Would it, by God? And your evidence?
"In testing taxation as an option for shifting beverage purchase patterns, we calculate that a 10% increase in the price of SSBs could potentially result in a decrease of 7.5ml per capita per day." A similar 10% hike in the cost of full-fat milk would also reduce consumption of it by 5ml per person per day and increased intake of reduced fat milk by 7ml per head every day, it adds.
Okay. So a 10% tax—essentially a tithe to be given to the Gods of public health—would reduce full-fat milk intake by 5ml a day, or 1,825 ml a year. That works out at 3.2 pints a year.
Doesn't sound like very much, does it? And indeed it's not. There are 380 calories in a pint of full-fat milk and 265 calories in a pint of semi-skimmed. If a 10% tax on full-fat milk makes people replace 3.2 pints of full-fat with 3.2 pints of semi-skimmed, they would reduce their calorie intake by 368 per year ((380-265 = 115) x 3.2 = 368). This works out at one calorie per day which is, to all intents and purposes, nothing.
But there is more. The fat-taxers seem to think that consumption of reduced fat milk will increase by 7ml a day—more than offsetting the 5ml fall in full-fat milk consumption. Why they believe this, I know not, but let's roll with it for a moment.
A 7ml increase is 2,555ml a year, ie. four and a half pints a year. If this is semi-skimmed, this is an extra 1,166 calories.
If it is skimmed milk (195 calories per pint), it would be an extra 858 calories.
Remember that people will supposedly lose 1,216 calories because the fat tax makes them reduce their full-fat milk consumption by 3.2 pints.

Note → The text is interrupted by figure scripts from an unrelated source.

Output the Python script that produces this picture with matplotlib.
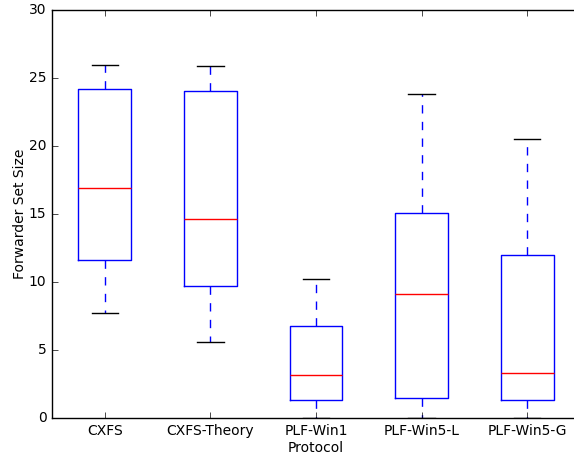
import matplotlib
matplotlib.use("Agg")
import matplotlib.pyplot as plt

plt.style.use('classic')

labels = ["CXFS", "CXFS-Theory", "PLF-Win1", "PLF-Win5-L", "PLF-Win5-G"]
whislo = [7.7, 5.6, 0.0, 0.0, 0.0]
q1 = [11.6, 9.7, 1.3, 1.45, 1.3]
med = [16.9, 14.6, 3.15, 9.1, 3.3]
q3 = [24.2, 24.05, 6.8, 15.1, 11.95]
whishi = [25.95, 25.85, 10.2, 23.85, 20.5]

stats = []
for i, lab in enumerate(labels):
    stats.append(dict(label=lab, whislo=whislo[i], q1=q1[i], med=med[i],
                      q3=q3[i], whishi=whishi[i], fliers=[]))

fig = plt.figure(figsize=(5.74, 4.57), dpi=100, facecolor='white')
ax = fig.add_axes([0.0906, 0.0853, 0.920, 0.893])
ax.bxp(stats, widths=0.5,
       boxprops=dict(color='blue'),
       medianprops=dict(color='red'),
       whiskerprops=dict(color='blue', linestyle='--'),
       capprops=dict(color='black'),
       showfliers=False)
ax.set_ylim(0, 30)
ax.set_xlim(0.5, 5.5)
ax.spines['right'].set_visible(False)
ax.set_xlabel("Protocol", fontsize=10, labelpad=2.5)
ax.set_ylabel("Forwarder Set Size", fontsize=10, labelpad=1.5)
ax.tick_params(labelsize=10)
fig.savefig("out.png", dpi=100, facecolor='white')
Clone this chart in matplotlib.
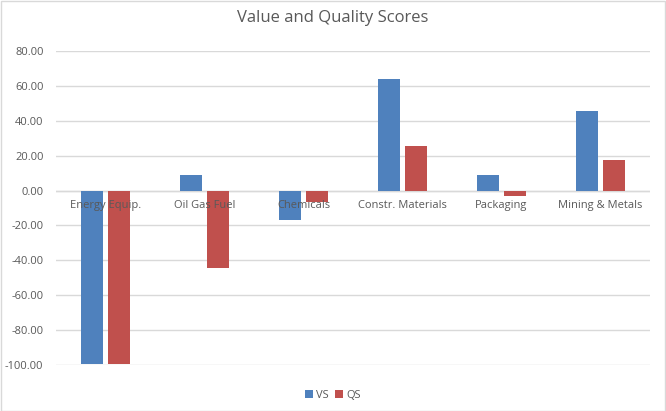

So if they switch from full-fat to semi-skimmed milk, they will lose fifty calories per year—a whopping 0.1 calorie per day! (1166 - 1216 = -50). Just watch that flab fly off!
Even if they switch to skimmed milk, they will lose only 358 calories per year, ie. one calorie a day (858 - 1216 = -358).
As for reducing consumption of "sugar-sweetened beverages" by 7.5ml a day, there are 400 calories in a litre of Coca-Cola, so a reduction of 7.5ml works out at 3 fewer calories per day. This, of course, assumes that people would replace their Coke with water or nothing at all. If they substituted something "healthy", like an Innocent Smoothie, they would wind up consuming more calories because a typical litre of smoothie contains more than 500 calories. (But we don't mention that because middle-class people like them.)
Since the average adult male needs 2,500 calories per day to maintain a healthy weight, the idea that a reduction of 0.1 to 3 calories would "help tackle soaring rates of obesity" must be described as extremely fanciful. It would, however, be an effective way of clawing more money out of the hands of the hapless electorate on the pretext of health. And that, dare I say, is the real appeal.